Eu acho que não é o [o caso de usar o] ditado "Deus escreve as coisas certas por linhas tortas". Eu acho que escreve certo pelas linhas certas mesmo. Há determinados momentos em que a gente conta com o fator sorte também. E eu acho que dei sorte de não ir naquela seleção naquele momento.

Essa convocação de 1966, diante do grande número de jogadores que tinha, acabou levando a um trabalho negativo. Porque convocaram 44, pra desses 44 depois fazer a lista dos 22, pra desses 22 saber os 11 que iriam começar como titulares... Eu acho que no final o Brasil não sabia nem quem era quem, qual time deveria iniciar a Copa.

E, tendo conversado com o Tostão, que foi à Copa, eu pude sentir que isso ocorreu. Aí você não conseguia ter um melhor ambiente, aquela disputa muito acirrada, e se formam grupinhos. E nessa seleção de 1966 a gente sentiu que o ambiente não deve ter sido dos melhores.
E o que é que depois acabou acontecendo, dessa falta melhor de um trabalho? O Brasil não conseguiu passar da primeira fase.

Eu fui capitão da seleção com o João Saldanha nas eliminatórias. Chega o Zagallo e num piscar de olhos eu já não era titular, já não era capitão, e dali a pouco eu já era... Alguns órgãos da imprensa diziam que eu já era um dos prováveis cortados. Por quê? Porque o Zagallo, de pronto, deu uma preferência pro Clodoaldo.

Quando o Zagallo fez a opção pelo Clodoaldo, eu falei: "Eu não posso me entregar. Eu tenho que ir à luta. Seja na preparação física, seja nos coletivos, vou ter que provar pro Zagallo. Se ele me cortar, vai cortar sabendo que eu tô bem".

E aí, nos treinamentos, havia dois zagueiros machucados, o Leônidas e o Baldocchi. Precisava de um outro zagueiro pra completar o time na hora dos coletivos. Foi quando o Zagallo chegou pra mim e perguntou se eu podia, nos coletivos, treinar de zagueiro. Eu falei que sim.

A atuação minha de quarto-zagueiro nos treinos... Eu tava indo bem e a imprensa, se não toda, parte, começou a dar força: "O Piazza tá indo bem de quarto-zagueiro". Aí o Zagallo me deu o jogo [amistoso] contra a Áustria como um teste pra ver como eu ia responder como quarto-zagueiro.

Foi à noite, no Maracanã, e nós vencemos de 1 a 0 a Áustria. Eu acho que ali eu assegurei de vez a minha convocação entre os 22 porque mostrei que era um jogador versátil, que eu podia jogar no meio, de quarto-zagueiro, quem sabe até de central.

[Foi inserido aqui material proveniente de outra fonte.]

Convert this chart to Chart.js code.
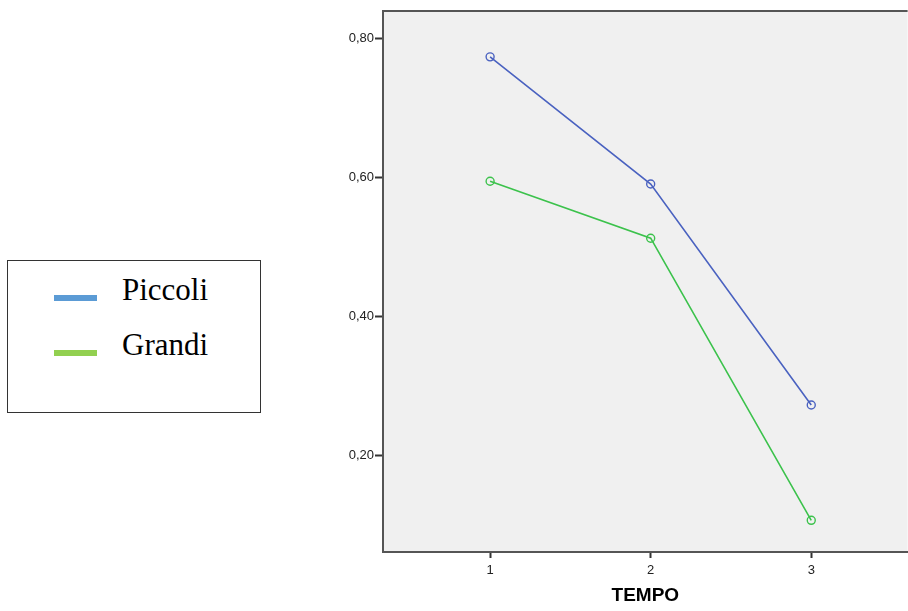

Mas não seria ainda o titular da seleção brasileira. Quando chegamos ao México, o Zagallo foi conversar comigo, agradecer a minha contribuição, a minha colaboração durante a fase de treinamento. E eu disse pra ele: "Zagallo, tudo bem, eu não sou zagueiro. Você pode contar comigo onde precisar".

A minha filosofia foi essa: primeiro, estar entre os 22; nos 22, estar entre os 11; nos 11, estar na minha posição; na minha, se não for possível, em qualquer outra.

Quando fomos pra o primeiro treinamento, o Fontana, no treino, tava se queixando do joelho, e o que aconteceu? O Zagallo voltou-se para a minha pessoa e disse: "Olha, você faz o seguinte, começa outra vez".

Eu ajudei o Zagallo a me escalar. Eu forcei o Zagallo a me escalar. O Zagallo poderia ter feito a opção pelo Joel Camargo e não fez.

Eu sei que eu comecei [o jogo-treino], acho que foi 3 a 0 pra seleção. É aquele dia em que você tá tão inspirado que você vai matar a bola no peito do pé, ela bate no seu joelho e vai pro colega. Tudo dá certo.

A partir daquele momento, o Zagallo deve ter falado: "Esse cara é o meu quarto-zagueiro".